- [Problem requirements]: Pictures excluded, return the lines below from the first through the line holding "1444, 1706, 1762, 1739, 1776, 1138]".

- [Raw data]:
☆ ☆ ☆
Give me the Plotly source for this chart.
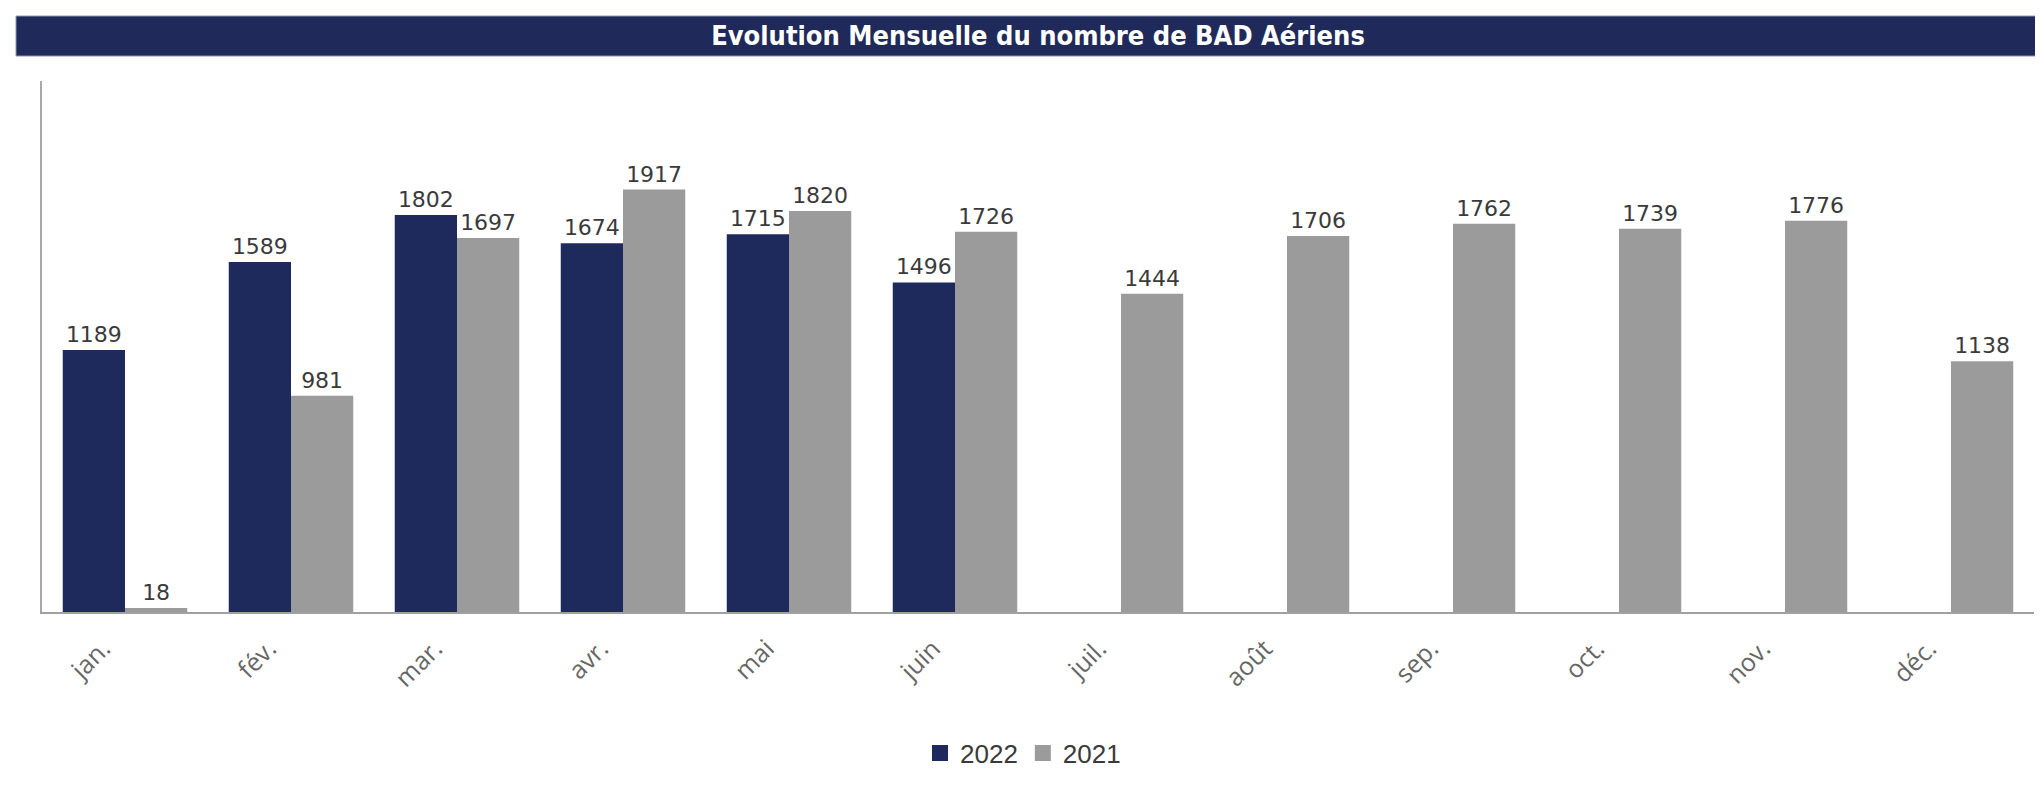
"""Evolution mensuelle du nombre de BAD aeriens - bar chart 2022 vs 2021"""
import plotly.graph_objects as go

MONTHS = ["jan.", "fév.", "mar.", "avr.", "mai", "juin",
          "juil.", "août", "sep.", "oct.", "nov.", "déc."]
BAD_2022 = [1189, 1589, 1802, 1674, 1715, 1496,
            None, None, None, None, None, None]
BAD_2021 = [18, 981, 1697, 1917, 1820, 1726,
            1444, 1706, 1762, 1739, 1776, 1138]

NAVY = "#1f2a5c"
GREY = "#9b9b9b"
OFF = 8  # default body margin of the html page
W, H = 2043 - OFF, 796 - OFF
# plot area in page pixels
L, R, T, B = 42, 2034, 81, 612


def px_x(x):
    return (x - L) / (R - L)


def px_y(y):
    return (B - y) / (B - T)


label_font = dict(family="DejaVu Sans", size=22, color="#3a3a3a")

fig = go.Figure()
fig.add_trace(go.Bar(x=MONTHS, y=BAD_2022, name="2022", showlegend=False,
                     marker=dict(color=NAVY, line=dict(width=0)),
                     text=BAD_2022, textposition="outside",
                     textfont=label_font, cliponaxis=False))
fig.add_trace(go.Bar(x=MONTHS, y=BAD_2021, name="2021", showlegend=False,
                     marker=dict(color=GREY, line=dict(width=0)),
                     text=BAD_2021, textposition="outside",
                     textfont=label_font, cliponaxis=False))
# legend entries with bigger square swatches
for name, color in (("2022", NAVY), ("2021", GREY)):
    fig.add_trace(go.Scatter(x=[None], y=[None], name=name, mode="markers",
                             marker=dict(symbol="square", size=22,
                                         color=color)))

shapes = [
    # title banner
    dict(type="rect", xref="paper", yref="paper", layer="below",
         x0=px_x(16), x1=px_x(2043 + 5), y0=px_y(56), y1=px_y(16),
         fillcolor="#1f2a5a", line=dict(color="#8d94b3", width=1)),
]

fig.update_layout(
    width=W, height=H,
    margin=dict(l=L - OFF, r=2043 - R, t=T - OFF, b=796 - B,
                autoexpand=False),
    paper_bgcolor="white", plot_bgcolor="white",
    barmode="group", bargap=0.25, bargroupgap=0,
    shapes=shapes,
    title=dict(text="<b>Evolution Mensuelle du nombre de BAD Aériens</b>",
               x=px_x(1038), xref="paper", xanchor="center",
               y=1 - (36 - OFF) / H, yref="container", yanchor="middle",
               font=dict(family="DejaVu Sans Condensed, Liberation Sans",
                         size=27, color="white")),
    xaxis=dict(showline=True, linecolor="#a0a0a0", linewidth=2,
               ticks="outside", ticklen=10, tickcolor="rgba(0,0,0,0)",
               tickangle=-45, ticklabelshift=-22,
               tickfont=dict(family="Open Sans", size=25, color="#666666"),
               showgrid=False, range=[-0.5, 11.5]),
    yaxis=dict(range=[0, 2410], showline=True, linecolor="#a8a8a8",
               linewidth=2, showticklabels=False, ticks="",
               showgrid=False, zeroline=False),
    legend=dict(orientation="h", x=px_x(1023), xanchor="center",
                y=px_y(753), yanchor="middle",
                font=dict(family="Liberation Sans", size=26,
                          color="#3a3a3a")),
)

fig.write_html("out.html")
☆ ☆ ☆
- [Full solution]:
Give me the Plotly source for this chart.
"""Evolution mensuelle du nombre de BAD aeriens - bar chart 2022 vs 2021"""
import plotly.graph_objects as go

MONTHS = ["jan.", "fév.", "mar.", "avr.", "mai", "juin",
          "juil.", "août", "sep.", "oct.", "nov.", "déc."]
BAD_2022 = [1189, 1589, 1802, 1674, 1715, 1496,
            None, None, None, None, None, None]
BAD_2021 = [18, 981, 1697, 1917, 1820, 1726,
            1444, 1706, 1762, 1739, 1776, 1138]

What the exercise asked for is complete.